Your objective:
Set down each line of the data below exactly as it stands, dropping the pictures.
━━━━━ Data to use ━━━━━
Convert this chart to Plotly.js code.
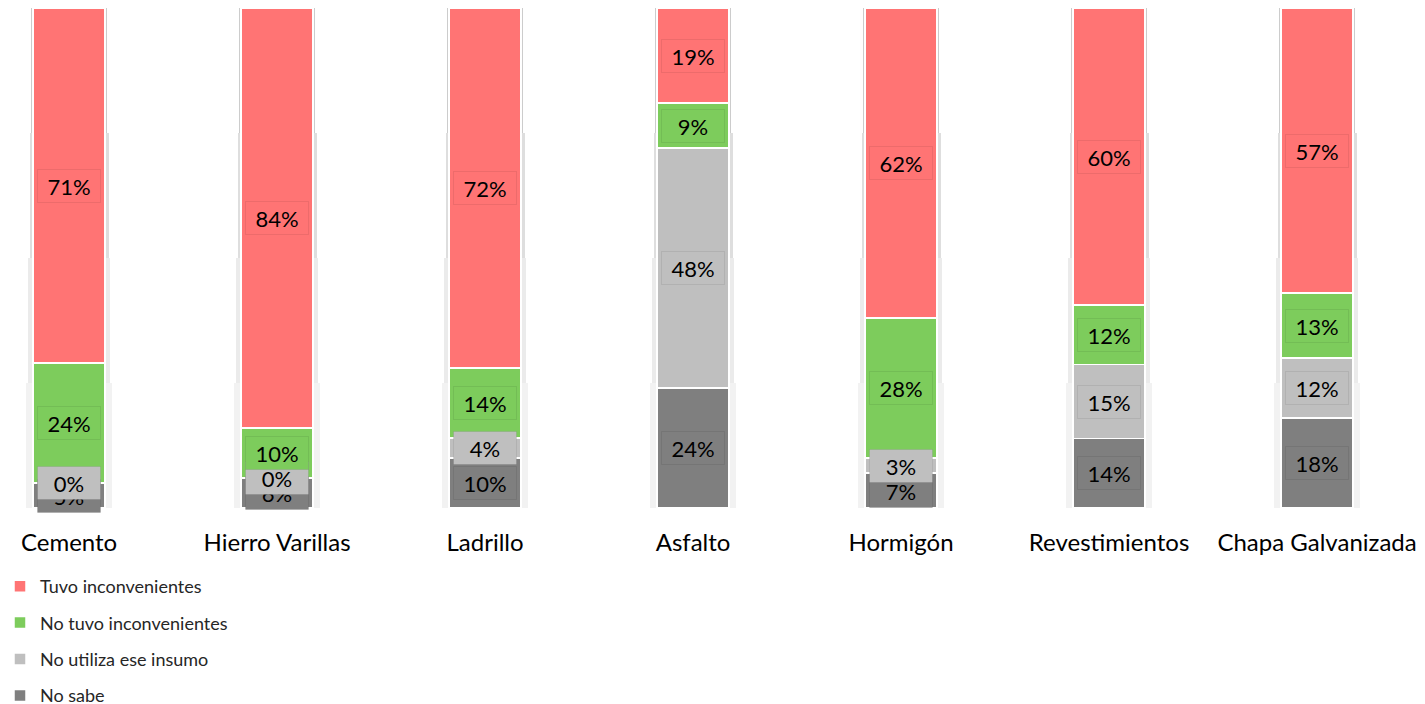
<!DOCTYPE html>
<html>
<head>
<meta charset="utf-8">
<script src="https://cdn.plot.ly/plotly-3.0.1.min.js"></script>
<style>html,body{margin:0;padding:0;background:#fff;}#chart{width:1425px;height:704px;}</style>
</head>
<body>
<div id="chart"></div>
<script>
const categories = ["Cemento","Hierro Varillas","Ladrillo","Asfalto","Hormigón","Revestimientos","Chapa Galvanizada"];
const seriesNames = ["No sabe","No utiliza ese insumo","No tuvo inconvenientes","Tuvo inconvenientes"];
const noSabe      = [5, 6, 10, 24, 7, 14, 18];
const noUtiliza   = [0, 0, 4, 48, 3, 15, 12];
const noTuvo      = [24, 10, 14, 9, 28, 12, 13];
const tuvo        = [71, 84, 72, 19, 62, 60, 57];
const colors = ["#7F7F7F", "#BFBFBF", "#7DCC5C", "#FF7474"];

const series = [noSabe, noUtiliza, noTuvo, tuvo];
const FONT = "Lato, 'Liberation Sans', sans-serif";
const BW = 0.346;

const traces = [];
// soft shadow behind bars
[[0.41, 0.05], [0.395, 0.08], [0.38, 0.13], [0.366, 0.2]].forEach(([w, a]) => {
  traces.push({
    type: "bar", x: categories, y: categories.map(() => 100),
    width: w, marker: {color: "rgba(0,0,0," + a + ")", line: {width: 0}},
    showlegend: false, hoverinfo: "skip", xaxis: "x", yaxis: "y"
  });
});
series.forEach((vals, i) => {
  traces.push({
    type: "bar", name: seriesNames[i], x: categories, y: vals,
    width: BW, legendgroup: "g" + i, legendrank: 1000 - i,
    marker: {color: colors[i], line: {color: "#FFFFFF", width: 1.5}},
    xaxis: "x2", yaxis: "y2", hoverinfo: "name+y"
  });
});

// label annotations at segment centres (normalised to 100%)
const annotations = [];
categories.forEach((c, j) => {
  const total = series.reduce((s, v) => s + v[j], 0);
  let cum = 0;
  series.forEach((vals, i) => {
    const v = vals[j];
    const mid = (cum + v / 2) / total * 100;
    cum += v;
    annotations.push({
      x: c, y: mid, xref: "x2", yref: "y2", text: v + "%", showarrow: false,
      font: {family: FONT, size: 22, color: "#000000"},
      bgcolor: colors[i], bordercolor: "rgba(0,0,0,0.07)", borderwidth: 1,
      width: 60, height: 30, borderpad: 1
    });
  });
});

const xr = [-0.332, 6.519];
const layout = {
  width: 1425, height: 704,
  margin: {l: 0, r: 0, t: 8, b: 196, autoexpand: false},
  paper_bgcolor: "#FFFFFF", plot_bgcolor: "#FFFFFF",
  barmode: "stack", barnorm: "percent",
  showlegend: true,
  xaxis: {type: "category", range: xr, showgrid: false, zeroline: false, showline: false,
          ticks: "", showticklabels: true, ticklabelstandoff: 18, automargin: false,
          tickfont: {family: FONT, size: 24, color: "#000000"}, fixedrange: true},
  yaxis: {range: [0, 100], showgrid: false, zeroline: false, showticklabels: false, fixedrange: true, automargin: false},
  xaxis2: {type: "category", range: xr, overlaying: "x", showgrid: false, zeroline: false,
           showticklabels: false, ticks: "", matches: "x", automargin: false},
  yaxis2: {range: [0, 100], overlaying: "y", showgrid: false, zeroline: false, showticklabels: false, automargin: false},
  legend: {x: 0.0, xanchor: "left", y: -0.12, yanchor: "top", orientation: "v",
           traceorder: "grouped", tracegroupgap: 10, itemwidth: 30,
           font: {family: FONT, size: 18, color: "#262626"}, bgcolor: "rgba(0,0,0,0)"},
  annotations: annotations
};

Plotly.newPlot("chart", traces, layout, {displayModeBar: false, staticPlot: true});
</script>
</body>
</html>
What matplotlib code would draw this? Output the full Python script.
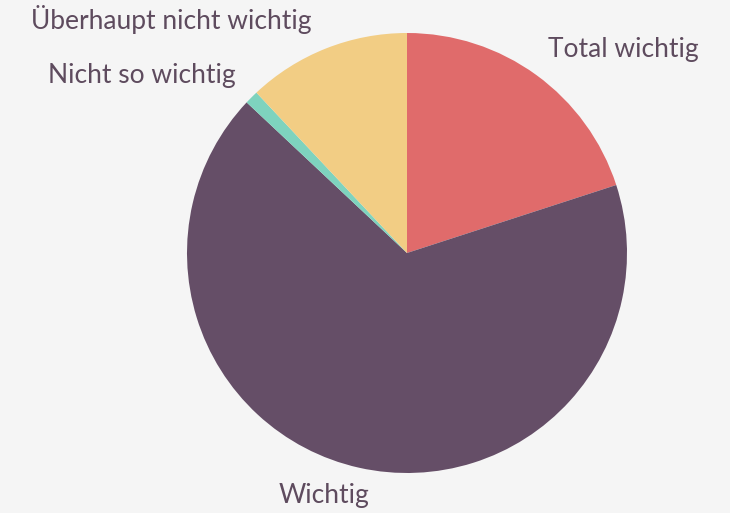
━━━━━
Answer to the task:
Convert this chart to Plotly.js code.
<!DOCTYPE html>
<html>
<head>
<meta charset="utf-8">
<script src="https://cdn.plot.ly/plotly-3.0.1.min.js"></script>
<style>html,body{margin:0;padding:0;background:#fff;}#chart{width:1425px;height:704px;}</style>
</head>
<body>
<div id="chart"></div>
<script>
const categories = ["Cemento","Hierro Varillas","Ladrillo","Asfalto","Hormigón","Revestimientos","Chapa Galvanizada"];
const seriesNames = ["No sabe","No utiliza ese insumo","No tuvo inconvenientes","Tuvo inconvenientes"];
const noSabe      = [5, 6, 10, 24, 7, 14, 18];
const noUtiliza   = [0, 0, 4, 48, 3, 15, 12];
const noTuvo      = [24, 10, 14, 9, 28, 12, 13];
const tuvo        = [71, 84, 72, 19, 62, 60, 57];
const colors = ["#7F7F7F", "#BFBFBF", "#7DCC5C", "#FF7474"];

const series = [noSabe, noUtiliza, noTuvo, tuvo];
const FONT = "Lato, 'Liberation Sans', sans-serif";
const BW = 0.346;

const traces = [];
// soft shadow behind bars
[[0.41, 0.05], [0.395, 0.08], [0.38, 0.13], [0.366, 0.2]].forEach(([w, a]) => {
  traces.push({
    type: "bar", x: categories, y: categories.map(() => 100),
    width: w, marker: {color: "rgba(0,0,0," + a + ")", line: {width: 0}},
    showlegend: false, hoverinfo: "skip", xaxis: "x", yaxis: "y"
  });
});
series.forEach((vals, i) => {
  traces.push({
    type: "bar", name: seriesNames[i], x: categories, y: vals,
    width: BW, legendgroup: "g" + i, legendrank: 1000 - i,
    marker: {color: colors[i], line: {color: "#FFFFFF", width: 1.5}},
    xaxis: "x2", yaxis: "y2", hoverinfo: "name+y"
  });
});

// label annotations at segment centres (normalised to 100%)
const annotations = [];
categories.forEach((c, j) => {
  const total = series.reduce((s, v) => s + v[j], 0);
  let cum = 0;
  series.forEach((vals, i) => {
    const v = vals[j];
    const mid = (cum + v / 2) / total * 100;
    cum += v;
    annotations.push({
      x: c, y: mid, xref: "x2", yref: "y2", text: v + "%", showarrow: false,
      font: {family: FONT, size: 22, color: "#000000"},
      bgcolor: colors[i], bordercolor: "rgba(0,0,0,0.07)", borderwidth: 1,
      width: 60, height: 30, borderpad: 1
    });
  });
});

const xr = [-0.332, 6.519];
const layout = {
  width: 1425, height: 704,
  margin: {l: 0, r: 0, t: 8, b: 196, autoexpand: false},
  paper_bgcolor: "#FFFFFF", plot_bgcolor: "#FFFFFF",
  barmode: "stack", barnorm: "percent",
  showlegend: true,
  xaxis: {type: "category", range: xr, showgrid: false, zeroline: false, showline: false,
          ticks: "", showticklabels: true, ticklabelstandoff: 18, automargin: false,
          tickfont: {family: FONT, size: 24, color: "#000000"}, fixedrange: true},
  yaxis: {range: [0, 100], showgrid: false, zeroline: false, showticklabels: false, fixedrange: true, automargin: false},
  xaxis2: {type: "category", range: xr, overlaying: "x", showgrid: false, zeroline: false,
           showticklabels: false, ticks: "", matches: "x", automargin: false},
  yaxis2: {range: [0, 100], overlaying: "y", showgrid: false, zeroline: false, showticklabels: false, automargin: false},
  legend: {x: 0.0, xanchor: "left", y: -0.12, yanchor: "top", orientation: "v",
           traceorder: "grouped", tracegroupgap: 10, itemwidth: 30,
           font: {family: FONT, size: 18, color: "#262626"}, bgcolor: "rgba(0,0,0,0)"},
  annotations: annotations
};

Plotly.newPlot("chart", traces, layout, {displayModeBar: false, staticPlot: true});
</script>
</body>
</html>
What matplotlib code would draw this? Output the full Python script.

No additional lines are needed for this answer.